Ist damit ausgerechnet der EuGH, die höchste rechtsprechende Institution in der EU, selbst ein rechtsfreier Raum? Mitnichten, betont man in Luxemburg. "Die Mitglieder und ehemaligen Mitglieder des EuGH und des EuG unterliegen berufsethischen Regeln, die in den Verträgen, der Satzung des Gerichtshofs der Europäischen Union und den Verfahrensordnungen des Gerichtshofs sowie des Gerichts festgelegt sind" teilt der Gerichtshof mit. Zudem müssten sie sich an einen internen Verhaltenskodex halten, über dessen Einhaltung der Präsident wache. Verstöße können bis hin zur Amtsenthebung sanktioniert werden, wenn sie per einstimmigem Urteil der Kolleginnen und Kollegen festgestellt werden. 

Auch von wissenschaftlicher Seite erfährt diese Herangehensweise Bestätigung.
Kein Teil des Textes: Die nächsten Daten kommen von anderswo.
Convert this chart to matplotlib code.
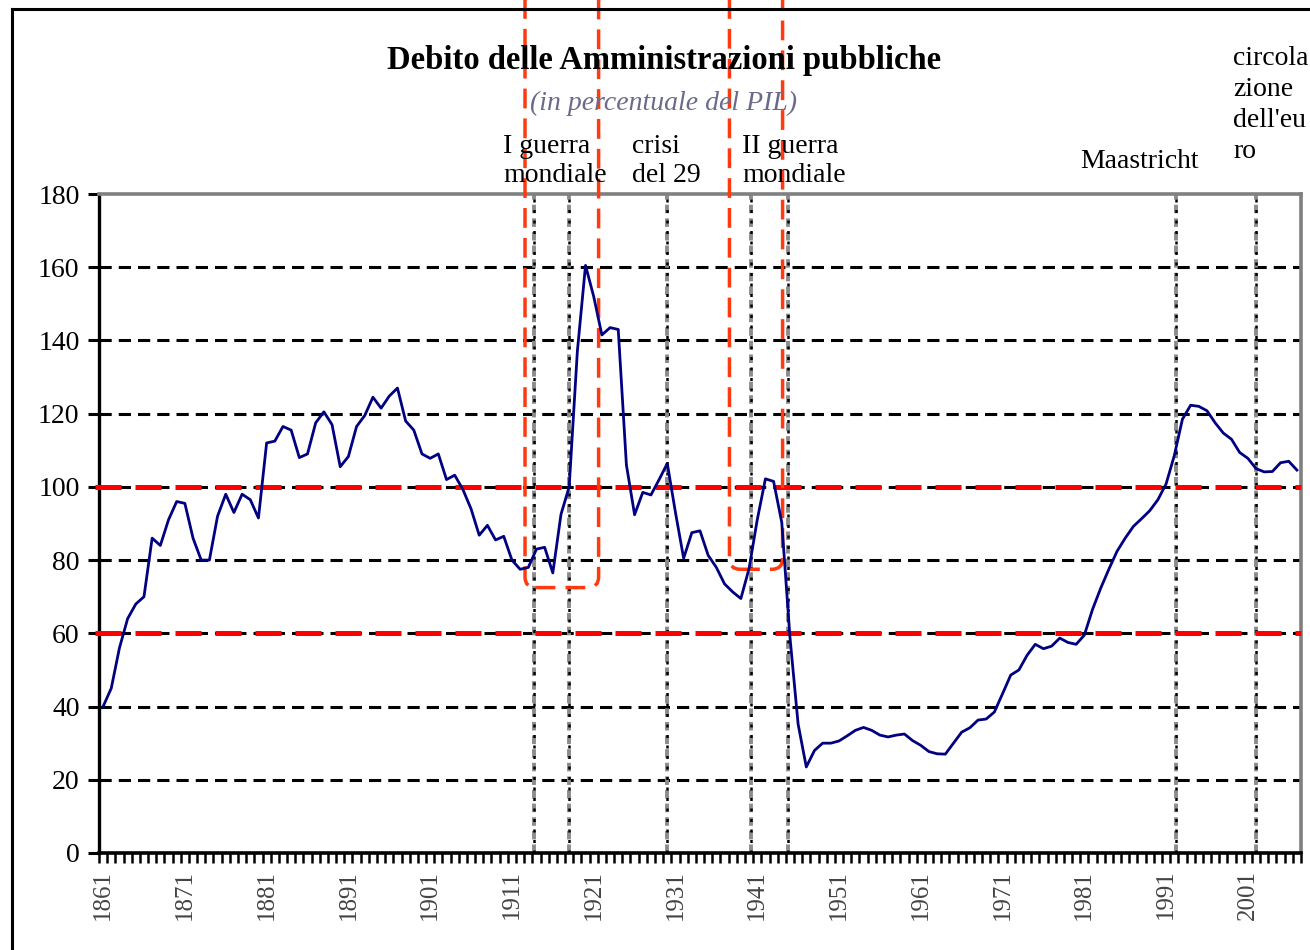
import numpy as np
import matplotlib.pyplot as plt
from matplotlib.patches import FancyBboxPatch
from matplotlib.lines import Line2D

plt.rcParams['font.family'] = ['Liberation Serif', 'DejaVu Serif']

# dati (debito / PIL, %)
anni = list(range(1861, 2008))
debito = [40, 45, 56, 64, 68, 70, 86, 84, 91, 96,
          95.5, 86, 80, 80, 92, 98, 93, 98, 96.5, 91.5,
          112, 112.5, 116.5, 115.5, 108, 109, 117.5, 120.5, 117, 105.5,
          108.3, 116.5, 119.5, 124.5, 121.5, 124.8, 127, 118, 115.5, 109,
          107.8, 109, 102, 103.2, 99.3, 94, 86.8, 89.5, 85.5, 86.5,
          80, 77.5, 78, 83, 83.5, 76.5, 92.5, 100, 137, 160.5,
          152, 141.5, 143.5, 143, 106, 92.4, 98.5, 97.8, 102, 106.4,
          93, 80.5, 87.5, 88, 81.3, 78, 73.5, 71.3, 69.5, 77.7,
          91, 102.2, 101.5, 90.3, 59, 35.2, 23.5, 28, 30, 30,
          30.6, 32, 33.5, 34.3, 33.5, 32.2, 31.7, 32.2, 32.5, 30.7,
          29.4, 27.7, 27.1, 27, 30, 33, 34.2, 36.3, 36.6, 38.5,
          43.5, 48.6, 50, 54, 57, 55.8, 56.5, 58.7, 57.5, 57,
          59.5, 66.5, 72.3, 77.5, 82.4, 86, 89.2, 91.3, 93.5, 96.5,
          100.8, 108.5, 118.5, 122.3, 122, 120.8, 117.5, 114.7, 113, 109.4,
          107.8, 105, 104.1, 104.2, 106.6, 107, 104.6]

tick_anni = list(range(1861, 2002, 10))
soglie = [60, 100]
eventi = [1913.7, 1918, 1930, 1940.2, 1944.8, 1992.2, 2002]
riquadri = [(1912.6, 1921.6, 72.5), (1937.6, 1944.1, 77.5)]  # x0, x1, fondo

W, H = 1310, 950
fig = plt.figure(figsize=(W / 100, H / 100), dpi=100, facecolor='white')
ax = fig.add_axes([99 / W, 1 - 853 / H, 1202 / W, 659 / H])

# griglia nera tratteggiata
for v in range(20, 180, 20):
    ax.axhline(v, color='black', lw=2.2, ls=(0, (4, 2.3)), zorder=1)

# linee verticali degli eventi
for e in eventi:
    ax.axvline(e, color='#8c8c8c', lw=2.8, ls=(0, (2.2, 1.3)), zorder=2)
    ax.axvline(e, color='black', lw=1.8, ls=(0, (1.2, 3)), zorder=2)

# soglie 60% e 100%
for s in soglie:
    ax.plot([1860.0, 2007.5], [s, s], color='#ff0000', lw=3.6,
            ls=(0, (5.2, 2.8)), clip_on=False, zorder=3)

# riquadri rossi delle guerre
for x0, x1, y0 in riquadri:
    box = FancyBboxPatch((x0, y0), x1 - x0, 220,
                         boxstyle='round,pad=0,rounding_size=1.3',
                         mutation_aspect=2.23, fill=False, ec='#ff3a10',
                         lw=2.5, ls=(0, (5.7, 2.9)), clip_on=False, zorder=4)
    ax.add_patch(box)

ax.plot(anni, debito, color='#000080', lw=2.0, zorder=5)

ax.set_xlim(1860.5, 2007.5)
ax.set_ylim(0, 180)

ax.spines['left'].set_linewidth(2.4)
ax.spines['bottom'].set_linewidth(2.6)
ax.spines['top'].set_color('#808080')
ax.spines['right'].set_color('#808080')
ax.spines['top'].set_linewidth(2.6)
ax.spines['right'].set_linewidth(2.6)

ax.set_yticks(range(0, 181, 20))
ax.tick_params(axis='y', direction='out', length=8, width=2.2,
               labelsize=20, pad=6)
ax.set_xticks(tick_anni)
ax.set_xticklabels([str(a) for a in tick_anni], rotation=90)
ax.tick_params(axis='x', which='major', length=0, pad=12,
               labelsize=18, labelcolor='#444444')
ax.set_xticks(np.arange(1860.5, 2008, 1), minor=True)
ax.tick_params(axis='x', which='minor', direction='out', length=7.5, width=1.8)

# titoli
fig.text(664 / W, 1 - 60 / H, 'Debito delle Amministrazioni pubbliche',
         ha='center', va='center', fontsize=23.5, fontweight='bold')
fig.text(663 / W, 1 - 103 / H, '(in percentuale del PIL)',
         ha='center', va='center', fontsize=20, style='italic', color='#6a6a8a')

# etichette degli eventi
fig.text(503 / W, 1 - 161 / H, 'I guerra\nmondiale', ha='left', va='center',
         fontsize=20, linespacing=1.25)
fig.text(632 / W, 1 - 161 / H, 'crisi\ndel 29', ha='left', va='center',
         fontsize=20, linespacing=1.25)
fig.text(742 / W, 1 - 161 / H, 'II guerra\nmondiale', ha='left', va='center',
         fontsize=20, linespacing=1.25)
fig.text(1080 / W, 1 - 162 / H, 'Maastricht', ha='left', va='center',
         fontsize=20)
fig.text(1233 / W, 1 - 105 / H, "circola\nzione\ndell'eu\nro", ha='left',
         va='center', fontsize=20, linespacing=1.3)

# cornice
fig.add_artist(Line2D([12 / W, 12 / W], [0, 1 - 9 / H], color='black', lw=2.2))
fig.add_artist(Line2D([12 / W, 1], [1 - 9 / H, 1 - 9 / H], color='black', lw=2.2))

fig.savefig('out.png', dpi=100, facecolor='white')
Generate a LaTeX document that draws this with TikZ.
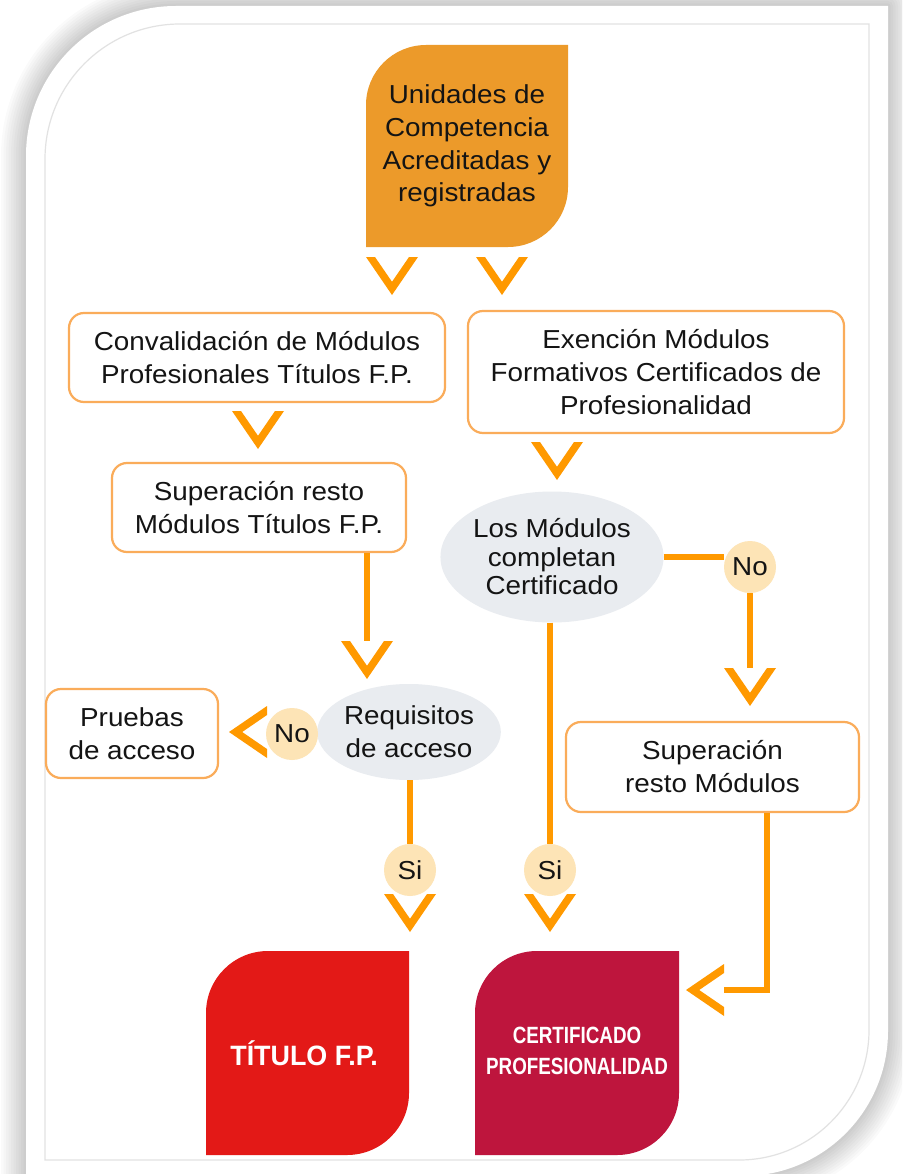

So attestiert Christoph Krenn, Habilitand am Max-Planck-Institut für ausländisches öffentliches Recht und Völkerrecht, im German Law Journal der Selbstverwaltung des EuGH eine "Reihe positiver Effekte", unter anderem "den Gerichtshof aus dem Rampenlicht der Öffentlichkeit herauszuhalten, seine richterliche Autorität gegenüber den wichtigsten Anspruchsgruppen zu stärken und seine richterliche Unabhängigkeit zu sichern." Zwar bestehe bei richterlicher Selbstverwaltung die Gefahr eines "Mangel[s] an Transparenz und Rechenschaftspflicht". Diese seien jedoch am Gerichtshof "weitgehend vermieden" worden, indem man mit dem Europäischen Parlament im Rahmen des EU-Haushaltsverfahrens eine "dialogische Rechenschaftsbeziehung" aufgebaut habe.

Auf Nachfrage, ob eine Ethik-Aufsicht für den EuGH damit überhaupt nicht denkbar wäre, antwortet der EuGH ausweichend: Man verfüge bereits über detaillierte Ethik- und Whistleblowing-Regeln, zudem solle "die Beobachterrolle des Gerichtshofs im interinstitutionellen Gremium für ethische Normen es ihm ermöglichen, die von diesem Gremium aufgestellten Regeln in seine eigenen Überlegungen einzubeziehen."

Ein kurzer Blick nach Deutschland: Auch das BVerfG hat sich im Jahr 2018 auf Betreiben des damaligen Präsidenten Andreas Voßkuhle eigene Ethik-Richtlinien gegeben, die unter anderem öffentliche Zurückhaltung, Transparenz bei Nebeneinkünften und Geschenken und den Ausschluss von Auftritten als Prozessbevollmächtigte vor dem Gericht nach dem Ausscheiden aus dem Amt vorsehen. Die Aufsicht darüber führen die Richterinnen und Richter selbst. Sanktionen bei Verstößen sind nicht vorgesehen.